Many of the immigrant ranchers who settled after the Gold Rush moved south to pursue agricultural endeavors bringing along their cultural traditions and became the first commercial wine grape growers in the region.
After Prohibition, growth continued. Paso Robles American Viticultural Area (AVA) was established in 1983 with 17 wineries and 5,000 vineyard acres with Zinfandel as the heritage grape. The real expansion occurred in 1990 when the winery count was 20 and today totals more than 250 wineries.
Paso Robles Wine Country located on U.S. Highway 101 on California’s Central Coast, halfway between San Francisco and Los Angeles.
Paso Robles traces its wine history as far back as the 1700’s, but it truly came into its own in the 1960’s when Dr. Stanley Hoffman and André Tchelistcheff planted some of the first Cabernet with vineyard consultant Jack Foote. By the time Paso Robles gained AVA status in 1983, local pioneers including Gary Eberle, Jerry Lohr and Justin Baldwin, had decided Cabernet Sauvignon had unlimited potential.
But the greatest thing about this AVA is that the story didn’t stop here. Paso Robles encompasses 614,000 acres, with 40,000+ acres under vine, established in 1983, and expanded in 1997 then again in 2009, the Paso Robles American Viticultural Area (AVA) is a large, diverse appellation located within northern San Luis Obispo County, comprised of several distinctive grape growing regions (microclimates) generally characterized by rolling hills east of the Salinas River and steeper hillsides, cut by small canyons, west of the Salinas River. You will hear specific geographical features like the Santa Lucia Range, the Salinas River Valley, and the Templeton Gap credited for certain styles. There isn’t a signature varietal or style of wine that the region is most known for, but it’s more of a creative palate the winemakers use to create great wines in many styles resulting in wines with opulence, concentration, tension, and finesse.

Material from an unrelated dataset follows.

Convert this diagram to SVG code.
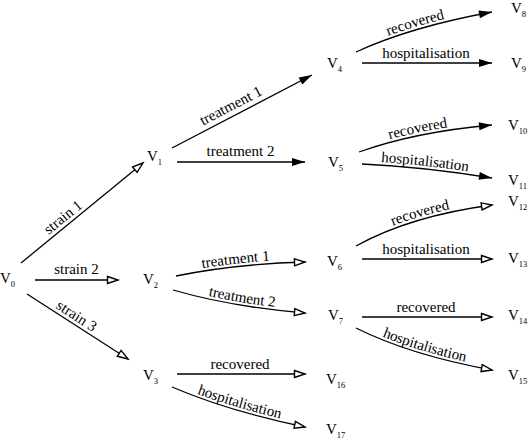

An article about Paso Robles must mention the soil types – there are over 30 of them and they may co-exist in the same vineyard. You’ll find bedrock sedimentary rocks, volcanic rocks which produce calcareous shales, sandstone, and mudstone. They are categorized as calcareous, clay, sandy loam and siliceous soils.
More than 60 wine grape varieties are grown in Paso Robles including Cabernet Sauvignon, Merlot, Syrah, Chenin Blanc, Viognier, Roussanne and Zinfandel, amongst others. About 85 percent of Paso Robles wineries produce less than 8,000 cases.
I’m going to dive into the people that pioneered the region and those that continue to innovate and inspire soon. But let’s say in a “Wild West” culture, there are a lot of lessons learned – what you plant, when you plant, how to use water when you don’t have a lot, how to farm sustainably, what works for each AVA and microclimate and what varietals work (and don’t).
Erin Ghigler (referred to as the grape whisperer), is Vineyard Manager at Pacific Vineyard Company and Pacific Coast Farming. He talked about the ability to read the vines. “They follow their own rhythms, and you need to be cognizant.”
Tablas Creek Winemaker Neal Collins talked about how wines show a distinct sense of place and finally have reached a place where “they show what is possible in Paso Robles.”
Having spent several days experiencing the progress in the six years since I’ve been in the region, seeing the progress in diversity and development as well as Paso Robles becoming a sought-after wine destination is a well earned milestone.